A detailed analysis of the implications of employing a quarter-car model for the design of braking control systems and its comparison with an half-car model is performed, which leads to highlight the dynamic coupling between front and rear axle and to devise a new control algorithm which offers advantages in terms of coupling effects minimization. Moreover, this control approach allows to remove the force sensors from the rear electro-mechanical brakes, hence having also a relevant technological impact in terms of architectural simplification and cost reduction.
Three different nonlinear control approaches, each of which is a novel approach with specific peculiarities have been studied:
– a sliding mode approach applied within the MSD framework, which guarantees robustness with respect to uncertainties in the actuator dynamics and provides powerful theoretical tools to analyze the MSD control logic and to highlight its advantages with respect to pure slip and deceleration control;
– a robust output feedback control, which allows to overcome the ABS unreliability at low speed. Moreover, the closed-loop system properties are such that the proposed control algorithm allows
to detect if the closed-loop system is operating in the unstable region of the friction curve, thereby allowing to adapt the set-point and greatly enhance both performance and safety;
– a non-local extremum seeking controller, which guarantees global closed-loop stability.

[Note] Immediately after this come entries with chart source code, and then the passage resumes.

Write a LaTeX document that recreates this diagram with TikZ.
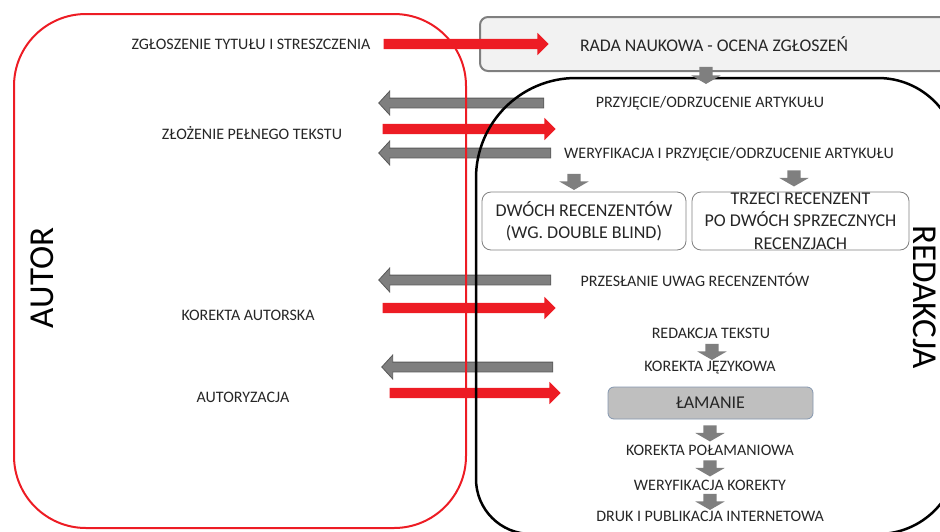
\documentclass[tikz,border=0pt]{standalone}
\usepackage{fontspec}
\setmainfont{Carlito}
\usetikzlibrary{shapes.arrows}
\definecolor{wfRed}{RGB}{237,28,36}
\definecolor{wfGray}{RGB}{127,127,127}
\definecolor{wfDark}{RGB}{89,89,89}
\definecolor{wfText}{RGB}{38,38,38}
\definecolor{wfLight}{RGB}{242,242,242}
\definecolor{wfMid}{RGB}{191,191,191}
\definecolor{wfBlue}{RGB}{132,151,176}

\begin{document}
\begin{tikzpicture}[x=1pt,y=-1pt]
\tikzset{
    wfLabel/.style={text=wfText,font=\fontsize{16}{19}\selectfont,inner sep=0pt},
    wfBox/.style={rectangle,rounded corners=9pt,draw=wfGray,line width=0.8pt,text=wfText,font=\fontsize{18}{22.5}\selectfont,align=center,minimum height=58pt,inner sep=0pt},
    wfSide/.style={font=\fontsize{35}{40}\selectfont,inner sep=0pt},
    wfRight/.style={single arrow,fill=wfRed,inner xsep=0pt,inner ysep=5pt,single arrow head extend=6pt,single arrow tip angle=90},
    wfLeft/.style={single arrow,fill=wfGray,draw=wfDark,line width=0.8pt,inner xsep=0pt,inner ysep=4.5pt,single arrow head extend=7pt,single arrow tip angle=95,rotate=180},
    wfDown/.style={single arrow,fill=wfGray,inner xsep=0pt,inner ysep=6.5pt,single arrow head extend=8pt,single arrow tip angle=120,minimum height=16pt,rotate=-90},
}
\useasboundingbox (0,0) rectangle (940,531);

\node[rectangle,rounded corners=8pt,draw=wfGray,line width=2pt,fill=wfLight,minimum width=468pt,minimum height=54pt,text=wfText,font=\fontsize{17.8}{21}\selectfont] (rada) at (714,44) {RADA NAUKOWA - OCENA ZGŁOSZEŃ};

\node[wfRight,minimum height=165pt] (zgloszenieArr) at (463.5,44) {};
\node[wfLeft,minimum height=165pt] (przyjArr) at (463.5,103) {};
\node[wfRight,minimum height=173pt] (zlozenieArr) at (466.5,129) {};
\node[wfLeft,minimum height=172pt] (weryfArr) at (467,153) {};
\node[wfLeft,minimum height=172pt] (uwagiArr) at (467,280) {};
\node[wfRight,minimum height=173pt] (korAutArr) at (466.5,308) {};
\node[wfLeft,minimum height=171pt] (jezykArr) at (469.5,367) {};
\node[wfRight,minimum height=171pt] (autoryzArr) at (472.5,393) {};

\draw[wfRed,line width=2pt,rounded corners=72pt] (14,14) rectangle (466,528);
\draw[line width=2.5pt] (476,178) .. controls (476,122.8) and (520.8,78) .. (576,78)
    -- (878,78) .. controls (922.2,78) and (958,113.8) .. (958,158)
    -- (958,454) .. controls (958,498.2) and (922.2,534) .. (878,534)
    -- (531,534) .. controls (500.6,534) and (476,509.4) .. (476,479) -- cycle;

\node[wfDown,minimum height=17pt] (radaArr) at (706,73.5) {};

\node[wfLabel] (zgloszenie) at (251,44) {ZGŁOSZENIE TYTUŁU I STRESZCZENIA};
\node[wfLabel] (zlozenie) at (252,133) {ZŁOŻENIE PEŁNEGO TEKSTU};
\node[wfLabel] (korAut) at (248,315) {KOREKTA AUTORSKA};
\node[wfLabel] (autoryz) at (243,397) {AUTORYZACJA};
\node[wfSide,rotate=90] (autor) at (42,278) {AUTOR};

\node[wfLabel] (przyj) at (710,103) {PRZYJĘCIE/ODRZUCENIE ARTYKUŁU};
\node[wfLabel] (weryf) at (729,154) {WERYFIKACJA I PRZYJĘCIE/ODRZUCENIE ARTYKUŁU};
\node[wfDown] (dwochArr) at (574,180) {};
\node[wfDown] (trzeciArr) at (794,176.5) {};
\node[wfBox,minimum width=204pt] (dwoch) at (584,221) {DWÓCH RECENZENTÓW\\(WG. DOUBLE BLIND)};
\node[wfBox,minimum width=217pt] (trzeci) at (800.5,221) {TRZECI RECENZENT\\PO DWÓCH SPRZECZNYCH\\RECENZJACH};
\node[wfLabel] (uwagi) at (695,280) {PRZESŁANIE UWAG RECENZENTÓW};
\node[wfLabel] (redTekst) at (711,333) {REDAKCJA TEKSTU};
\node[wfDown] (redTekstArr) at (712,350) {};
\node[wfLabel] (jezyk) at (710,368) {KOREKTA JĘZYKOWA};
\node[wfBox,fill=wfMid,draw=wfBlue,rounded corners=6pt,minimum width=205pt,minimum height=32pt] (lamanie) at (710.5,403) {ŁAMANIE};
\node[wfDown] (lamanieArr) at (710,431.5) {};
\node[wfLabel] (polam) at (710,450) {KOREKTA POŁAMANIOWA};
\node[wfDown] (polamArr) at (710,466.5) {};
\node[wfLabel] (weryfKor) at (710,485) {WERYFIKACJA KOREKTY};
\node[wfDown] (weryfKorArr) at (710,500) {};
\node[wfLabel] (druk) at (710,516) {DRUK I PUBLIKACJA INTERNETOWA};
\node[wfSide,rotate=-90] (redakcja) at (925,297) {REDAKCJA};
\end{tikzpicture}
\end{document}
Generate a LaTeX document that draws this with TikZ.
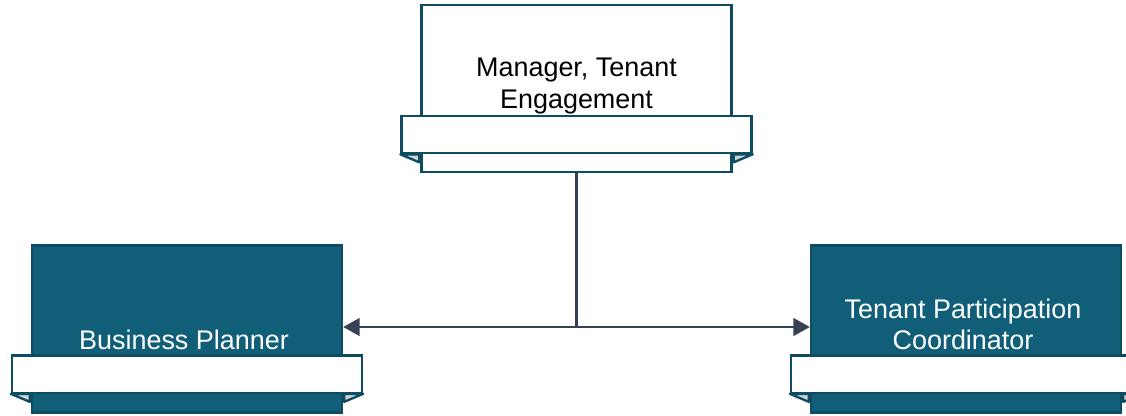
\documentclass[tikz,border=0pt]{standalone}
\usepackage{fontspec}
\setmainfont{Liberation Sans}
\usetikzlibrary{arrows.meta}

\definecolor{cardfill}{RGB}{17,94,120}
\definecolor{cardline}{RGB}{14,76,99}
\definecolor{linkcol}{RGB}{55,65,84}

\begin{document}
\begin{tikzpicture}[
    x=0.03cm, y=-0.03cm,
    card/.style={draw=cardline, line width=2pt, minimum width=9.3cm, minimum height=5.01cm, inner sep=0pt},
    banner/.style={draw=cardline, fill=white, line width=2pt, minimum width=10.5cm, minimum height=1.12cm, inner sep=0pt},
    fold/.style={fill=gray!35, draw=cardline, line width=2pt, line join=round},
    title/.style={align=center, font=\fontsize{23}{26.5}\selectfont},
    link/.style={draw=linkcol, line width=2pt},
    tip/.style={-{Triangle[length=14pt,width=15pt]}}
  ]

  \clip (0,0) rectangle (1126,415);
  \useasboundingbox (0,0) rectangle (1126,415);

  % cards
  \node[card, fill=white] (mgr) at (576.5,88.5) {};
  \node[card, fill=cardfill] (bp) at (187,329) {};
  \node[card, fill=cardfill] (tpc) at (966,329) {};

  % banners with folds
  \foreach \c/\y in {mgr/134.5, bp/374, tpc/374} {
    \node[banner] (\c-b) at (\c |- 0,\y) {};
    \filldraw[fold] (\c-b.south west) -- ++(19,8) -- ++(0,-8) -- cycle;
    \filldraw[fold] (\c-b.south east) -- ++(-19,8) -- ++(0,-8) -- cycle;
    \node[banner] at (\c-b) {};
  }

  % texts
  \node[title] (mgr-t) at (576.5,86) {Manager, Tenant\\Engagement};
  \node[title, text=white] (bp-t) at (184,340) {Business Planner};
  \node[title, text=white] (tpc-t) at (963,324) {Tenant Participation\\Coordinator};

  % connectors
  \coordinate (j) at (mgr.south |- 0,327);
  \draw[link] (mgr.south) -- (j);
  \draw[link, tip] (j) -- (bp.east |- j);
  \draw[link, tip] (j) -- (tpc.west |- j);

\end{tikzpicture}
\end{document}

Finally, we carried out an analysis of the braking control design for two-wheeled vehicle tailored to devise an ABS logic which can handle panic brakes on curves, which is not yet available on commercial motorbikes.
Identification and Estimation problems
A new algorithm is proposed for longitudinal vehicle speed estimation which employs a low-cost sensors configuration and whose performance has been successfully assessed on experimental data. Secondly, a new estimation strategy is presented, which enables the on-line detection of the peak–value of the tyre-road friction curve which may be employed as a supervisory control to enhance safety properties and performance of ABS Systems. The algorithm has been tested on an instrumented car. Further, a novel approach to the on-line direct estimation of tyre-road contact forces based on in-tyre sensors has been studied; specifically, the idea is to use a wheel encoder and an accelerometer mounted directly in the tyre. The key innovative concept is to use the phase shift between the wheel encoder and the pulse-like signals provided by the accelerometer as the main regressor for force estimation. The feasibility of the proposed approach has been confirmed by experiments on a test vehicle. Finally, an original on-line roll angle estimation algorithm for two-wheeled vehicles is described, which is the enabling step to move toward active control systems which can handle panic brakes on curves. The estimation method is based on a low-cost sensor configuration, which may be suitable for industrial purposes. The validity of the proposed approach is first assessed in simulation and then also on an instrumented test motorbike.